HC sets aside order on Mughal Road

Excelsior Correspondent
JAMMU, Mar 22: In a major relief to the State in the Mughal Road arbitration case, the State High Court has quashed the order of trial court whereby huge amount was awarded in the favour of Hindustan Construction Company Ltd (HCCL) and directed for deciding the cash afresh within a period of three months.
The brief facts of the case are that on February 8, 2006 the Government entered into an agreement with HCCL for execution of Mughal Road project within a period of three years—upto February 28, 2009. The total contract price as per the original agreement was Rs 214,40,00,000.
In the agreement, it was mentioned that in the event of ‘compensation events’ or ‘delays in completion of the works, the contractor will be entitled to ‘extension of time’.  On January 25, 2010 a supplementary agreement was executed whereby date of completion was fixed as March 31, 2011 and the value of supplementary agreement was fixed Rs 126,64,00,000. Because of different reasons the contractor was granted extension of time thrice and finally HCCL completed the work on February 15, 2012.
The agreement executed between the parties, contained the arbitration clause and the dispute between the parties was referred to the Arbitral Tribunal comprises of three Arbitrators.  The Arbitral Tribunal delivered the award on December 28, 2014.  The majority award was given by Presiding Arbitrator and another Arbitrator by which claim of the HCC in respect of one dispute was decreed and a sum of Rs 78,92,73,307 was awarded along with interest, whereas another Arbitrator gave a dissent award and awarded a sum of Rs 41.1641 crore.

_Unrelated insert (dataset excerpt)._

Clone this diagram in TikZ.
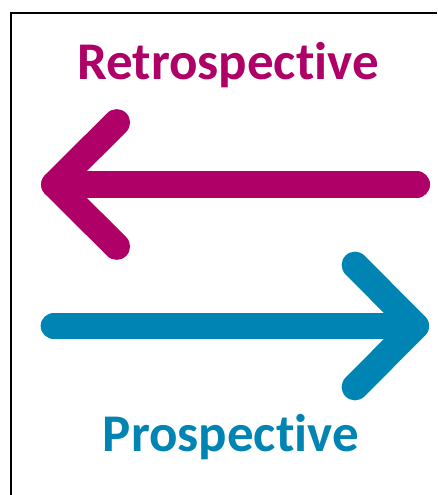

Aggrieved over this decision, the State filed an objection before the trial court on March 23, 2015 in which challenge was made to the award on various grounds. However, the trial court while taking into consideration the supervisory role of court under Section 34 of Arbitration and Conciliation Act, 1997 for review of award to ensure fairness, said that award of Arbitral Tribunal was not against the public policy and the arbitrator has not gone beyond the terms of the contract.
Thereafter, the State filed an arbitration appeal in the High Court challenging the decision of the trial court.
During the course of arguments, Advocate General Jahangir Iqbal Ganai submitted that the trial court ought to have appreciated that the impugned award dated 28.12.2014 was contrary to the specific terms of the contract insofar as it deals with the extended period of contract.  “The impugned award is patently illegal as the issues have been decided in cursory and perfunctory manner by the Tribunal. The inference has been drawn from the document which is not legally permissible”, he added.
On the other hand, Senior Advocate Muzaffar Hussain Beigh appearing for HCCL referred to the award in extenso and submitted that the Tribunal has explained the difference between the price adjustment/ escalation of cost and time related costs and has also dealt with legal basis of the claim and entitlement to additional costs under various sub-heads.
“The award is well reasoned, coherent on facts, consistent on reasoning, based on undisputed evidence of documents and is guided by binding judicial precedents.  Moreover, the parties were given full opportunity to present their cases and due consideration has been given to the material available on record and the appellant has failed to substantiate the plea that the award in question violates any ingredients of public policy or the same suffers from legal infirmity”, he added.
After hearing Advocate General Jahangir Iqbal Ganai assisted as Deputy AG Ehsan Mirza appearing for the State whereas Senior Advocate Muzaffar Hussain Beigh (who is MP of PDP) with Advocate Aruna Thakur appearing for the Hindustan Construction Company Ltd, Justice Alok Aradhe quashed the trial court (District Court Shopian) order dated April 2, 2016 and the matter was remanded to the trial court to decide the same afresh by taking into account the grounds raised by the Government by a speaking order.
“To cut short the delay, the trial court shall decide the objections preferred by the appellant after hearing both the parties within a period of three months”, the High Court directed.
“It is evident that the objections raised by the appellant to the impugned award have not been adjudicated upon by the trial court. One of the claims has been dealt with by the trial court in a casual and perfunctory manner which exhibits non-application of mind”, High Court said, adding “the impugned order insofar as it pertains to claim No.2 is cryptic and suffers from vice of non-application of mind”.